- WRITTEN REQUEST
Skipping all pictures, set down the lines of the listing from the first through the one with "if (typeof document".

- RECORDED INFORMATION
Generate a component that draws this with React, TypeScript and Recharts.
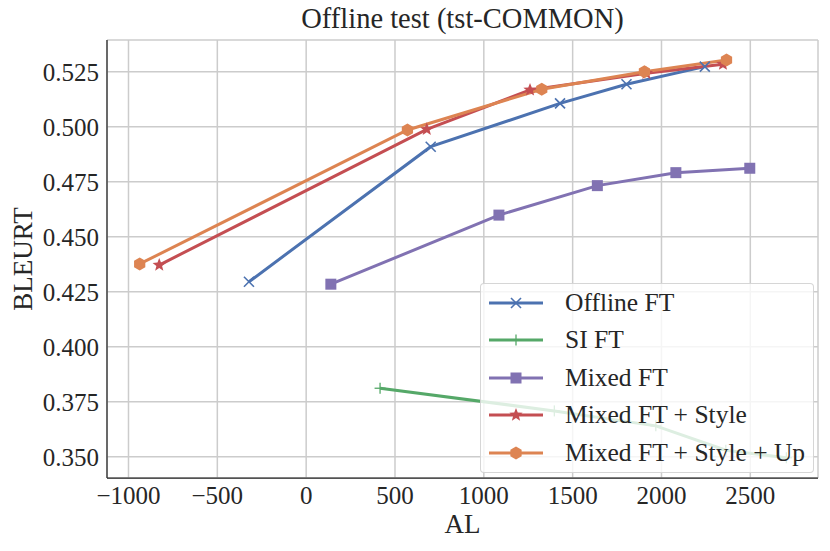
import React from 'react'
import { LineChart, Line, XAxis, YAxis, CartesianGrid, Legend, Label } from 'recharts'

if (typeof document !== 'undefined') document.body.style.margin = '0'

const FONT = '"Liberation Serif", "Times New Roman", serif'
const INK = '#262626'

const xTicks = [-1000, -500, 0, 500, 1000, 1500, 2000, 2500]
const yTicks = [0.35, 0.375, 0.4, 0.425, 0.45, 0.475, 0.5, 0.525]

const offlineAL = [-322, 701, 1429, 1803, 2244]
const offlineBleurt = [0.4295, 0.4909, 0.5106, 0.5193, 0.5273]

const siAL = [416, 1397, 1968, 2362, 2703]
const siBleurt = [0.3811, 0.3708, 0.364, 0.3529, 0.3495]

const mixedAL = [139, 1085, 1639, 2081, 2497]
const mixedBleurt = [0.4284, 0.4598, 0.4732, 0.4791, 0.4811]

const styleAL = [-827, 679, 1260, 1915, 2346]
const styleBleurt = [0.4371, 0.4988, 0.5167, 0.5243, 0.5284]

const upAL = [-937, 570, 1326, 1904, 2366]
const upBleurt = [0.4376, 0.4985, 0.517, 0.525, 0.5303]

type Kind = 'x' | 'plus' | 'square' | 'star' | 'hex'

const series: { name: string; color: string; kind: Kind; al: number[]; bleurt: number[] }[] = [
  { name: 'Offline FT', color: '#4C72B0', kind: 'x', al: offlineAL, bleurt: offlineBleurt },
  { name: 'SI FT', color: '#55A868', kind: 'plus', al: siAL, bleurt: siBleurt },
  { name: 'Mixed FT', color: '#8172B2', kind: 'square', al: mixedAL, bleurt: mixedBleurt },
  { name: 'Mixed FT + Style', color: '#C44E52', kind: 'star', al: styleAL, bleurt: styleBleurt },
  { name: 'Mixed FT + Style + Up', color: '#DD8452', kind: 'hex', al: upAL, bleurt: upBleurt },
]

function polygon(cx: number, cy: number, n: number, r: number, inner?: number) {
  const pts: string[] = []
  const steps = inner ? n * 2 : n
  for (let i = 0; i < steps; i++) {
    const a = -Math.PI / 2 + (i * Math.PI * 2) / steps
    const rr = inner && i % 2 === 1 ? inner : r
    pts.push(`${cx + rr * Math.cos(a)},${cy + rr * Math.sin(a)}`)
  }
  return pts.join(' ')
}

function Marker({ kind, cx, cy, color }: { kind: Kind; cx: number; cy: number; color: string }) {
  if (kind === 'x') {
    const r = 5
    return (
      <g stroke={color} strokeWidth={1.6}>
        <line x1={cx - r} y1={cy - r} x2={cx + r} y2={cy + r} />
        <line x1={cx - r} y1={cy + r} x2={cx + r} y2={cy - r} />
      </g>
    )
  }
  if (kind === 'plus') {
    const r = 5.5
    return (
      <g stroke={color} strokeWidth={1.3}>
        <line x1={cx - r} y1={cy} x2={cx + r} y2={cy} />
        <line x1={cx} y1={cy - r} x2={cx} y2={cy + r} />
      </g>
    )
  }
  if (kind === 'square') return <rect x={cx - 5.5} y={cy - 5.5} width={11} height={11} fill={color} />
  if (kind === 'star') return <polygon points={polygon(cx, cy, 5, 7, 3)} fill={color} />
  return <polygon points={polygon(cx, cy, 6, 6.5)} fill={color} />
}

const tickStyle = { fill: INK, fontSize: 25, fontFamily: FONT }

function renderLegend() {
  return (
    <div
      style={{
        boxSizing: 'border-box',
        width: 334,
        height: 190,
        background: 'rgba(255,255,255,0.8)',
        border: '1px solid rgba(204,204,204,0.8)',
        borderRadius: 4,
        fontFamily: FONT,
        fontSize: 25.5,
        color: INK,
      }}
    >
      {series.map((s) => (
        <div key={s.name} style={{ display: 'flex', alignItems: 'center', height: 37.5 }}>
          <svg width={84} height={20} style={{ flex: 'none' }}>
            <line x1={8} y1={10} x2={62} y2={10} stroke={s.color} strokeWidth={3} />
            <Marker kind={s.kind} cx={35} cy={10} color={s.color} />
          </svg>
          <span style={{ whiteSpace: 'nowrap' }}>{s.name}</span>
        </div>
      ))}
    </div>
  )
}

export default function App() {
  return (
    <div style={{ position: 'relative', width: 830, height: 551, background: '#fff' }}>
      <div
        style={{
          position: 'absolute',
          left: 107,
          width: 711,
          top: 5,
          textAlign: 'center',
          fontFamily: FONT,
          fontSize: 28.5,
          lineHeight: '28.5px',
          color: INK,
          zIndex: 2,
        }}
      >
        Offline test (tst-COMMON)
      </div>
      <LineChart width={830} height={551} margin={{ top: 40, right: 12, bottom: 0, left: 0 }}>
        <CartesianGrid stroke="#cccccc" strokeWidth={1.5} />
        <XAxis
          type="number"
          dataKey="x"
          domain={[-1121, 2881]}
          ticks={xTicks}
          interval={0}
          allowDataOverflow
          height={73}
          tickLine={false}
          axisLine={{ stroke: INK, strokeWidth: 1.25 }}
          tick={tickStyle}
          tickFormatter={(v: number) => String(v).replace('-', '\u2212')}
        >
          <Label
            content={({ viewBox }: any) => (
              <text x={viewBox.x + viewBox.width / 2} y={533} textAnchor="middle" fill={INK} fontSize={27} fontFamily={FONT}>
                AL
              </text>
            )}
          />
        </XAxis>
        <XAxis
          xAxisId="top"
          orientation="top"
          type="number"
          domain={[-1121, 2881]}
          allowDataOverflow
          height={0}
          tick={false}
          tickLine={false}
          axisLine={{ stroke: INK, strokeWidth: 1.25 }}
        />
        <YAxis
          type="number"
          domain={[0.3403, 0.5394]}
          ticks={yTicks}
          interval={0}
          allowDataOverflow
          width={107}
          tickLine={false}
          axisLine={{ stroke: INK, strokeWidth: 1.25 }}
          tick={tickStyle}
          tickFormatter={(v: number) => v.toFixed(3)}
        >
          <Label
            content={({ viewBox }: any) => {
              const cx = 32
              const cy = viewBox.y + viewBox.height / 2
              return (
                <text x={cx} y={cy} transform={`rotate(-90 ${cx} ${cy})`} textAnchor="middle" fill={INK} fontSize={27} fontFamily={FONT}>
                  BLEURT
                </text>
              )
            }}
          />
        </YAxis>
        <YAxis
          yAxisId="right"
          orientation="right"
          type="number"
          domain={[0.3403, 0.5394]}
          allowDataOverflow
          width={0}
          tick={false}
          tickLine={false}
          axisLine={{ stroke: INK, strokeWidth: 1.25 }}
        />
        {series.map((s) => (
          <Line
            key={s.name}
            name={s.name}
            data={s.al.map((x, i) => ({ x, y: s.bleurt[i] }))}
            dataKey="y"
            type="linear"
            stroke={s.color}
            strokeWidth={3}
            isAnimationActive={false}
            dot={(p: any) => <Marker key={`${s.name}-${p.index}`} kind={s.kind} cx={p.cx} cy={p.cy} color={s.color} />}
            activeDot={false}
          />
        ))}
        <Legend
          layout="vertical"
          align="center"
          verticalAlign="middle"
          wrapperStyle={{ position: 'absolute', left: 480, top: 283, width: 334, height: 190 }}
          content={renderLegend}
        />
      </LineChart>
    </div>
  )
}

- TASK SOLUTION
Generate a component that draws this with React, TypeScript and Recharts.
import React from 'react'
import { LineChart, Line, XAxis, YAxis, CartesianGrid, Legend, Label } from 'recharts'

if (typeof document !== 'undefined') document.body.style.margin = '0'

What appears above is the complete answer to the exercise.